MIR YAML deserialisation failure


I am trying to isolate an assertion failure in if-converter (on PPC) and I generated a textual debuglog with:

LLVM_ARGS=-print-before-all -print-module-scope -filter-print-funcs=japi1__require_7687

and after splicing out the the MIR before the if-converter pass
I would like to run llc -march=ppc64le -run-pass=if-converter input.mir so that I can start minimising the MIR.

This steps fails for me with a:

error: YAML:188:20: Unrecognized character while tokenizing.
Function Live Ins: %x4

error: YAML:188:1: Map value must not be empty
Function Live Ins: %x4

Should I expect this to work, or is some part of my workflow wrong?

I put the full log and just the extracted MIR file online:
https://drive.google.com/open?id=1Br0s9Qvr4tzPv8nqbnV_nWezpEH5Ci7B and would appreciate any guidance whether I should file this as a deserialiser bug.


Hello Valentin,

To generate a mir test case i think the process is to first create an IR file by passing ‘-S -emit-llvm’ to clang, then you can feed that file into llc and use stop-before to get the mir just before the if-converter pass, eg: llc -stop-before=if-converter -simplify-mir -o test.mir test.ll.

Also there is a MIR language reference: https://llvm.org/docs/MIRLangRef.html which has some of the limitations documented, as well as tips for further simplifying the generated mir if need be.




in terms of limitations as Sean pointed out, an important one is that .mir doesn’t have MachineFunctionInfo which may result in failure on accesses to global variables due to use of register X2. The verifier considers it an undefined register.

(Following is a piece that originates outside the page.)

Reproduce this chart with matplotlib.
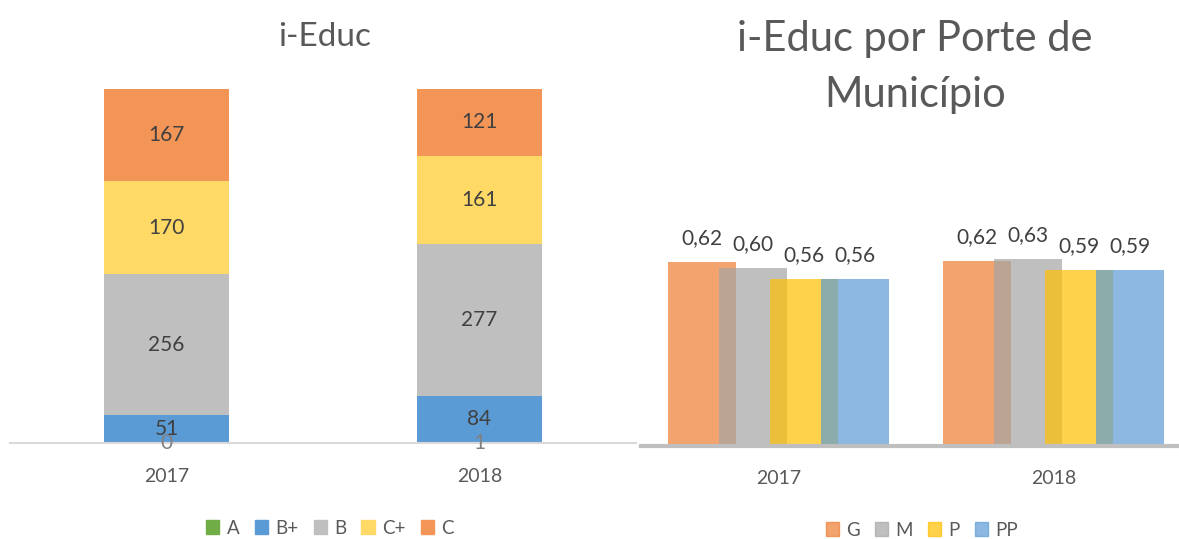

Also, it’s probably easier to reduce test cases using bugpoint starting from an IR test case. With the code you provided, I get a different crash than what you apparently get. Here are the test case and the backtrace.

Test case: https://pastebin.com/fxjRtJD0

Backtrace: https://pastebin.com/FsXMvbGK


Thank you both!

I was running into the issue that bugpoint was reducing my test-case into other failures and I hadn’t managed yet to find the right point in the Julia pass pipeline to insert the module to reproduce the issue reliably from llc and that’s why I started looking at using the MIR.

I will go back at looking at the pass pipeline and the IR and get a reproducer that way!


I’m not sure if this helps, but here it is in case it does.

I typically use bugpoint in a way as to keep the actual failure that I’m after. For example, with the test case you’ve pasted, I was looking for a specific assert. So I used bugpoint this way:

$ cat reduceme.sh
llc -filetype=obj $1 2>&1 | grep ‘Cannot lower calls with arbitrary operand bundles’
if [[ $RC -eq 0 ]]
exit 1
exit 0

$ bugpoint -compile-custom -compile-command=$PWD/reduceme.sh input.ll

That will ensure that bugpoint retains the specific desired failure behaviour as it is reducing the test case.

Hope that helps,


P.S. It is not that I am specifically interested in that assert - just that that’s how the original test case was failing so that’s what I wanted to preserve as an illustration.

In our fork of LLVM we often need to reduce a crash testcase for a
specific assertion. After writing lots of "only give me this specific
assertion" scripts like the above I decided to write a script that
automates all this for me:
(It's called creduce_crash_test.py but it will actually use bugpoint
-compile-custom if it detects that it is not a clang frontend crash).
If you point the script at a clang crash reproducer .sh file it will
infer the assertion message/llvm_unreachable/infinite loop (if it
takes longer than x seconds it treats it as an infinite loop) and then
try to produce a reduced test case for that issue. If you point it at
a non.sh file it will parse that file for RUN: lines and try to reduce
the crashes it finds there. It currently handles RUN: lines containing
llc or %clang/%clang_cc1 and our custom lit substitutions.

If people are interested in this I'm very happy to try and submit this upstream.

I for one think this sounds like a very useful tool for LLVM developers. I’ll try it out with an actual investigation.

Seems to me like this could be a valuable addition to the utils/ directory. From my experience with tools such as this, it is the existence of clear documentation that makes or breaks the tool. If it is possible, I think it would be good to start with a document describing the tool’s capabilities and instructions for use along with the code itself. This would allow people with very limited Python knowledge (such as myself) to evaluate the tool as well.

Lets see if others in the community are interested in this tool joining the LLVM arsenal, but I would certainly like to thank you for sharing it and offering to contribute it.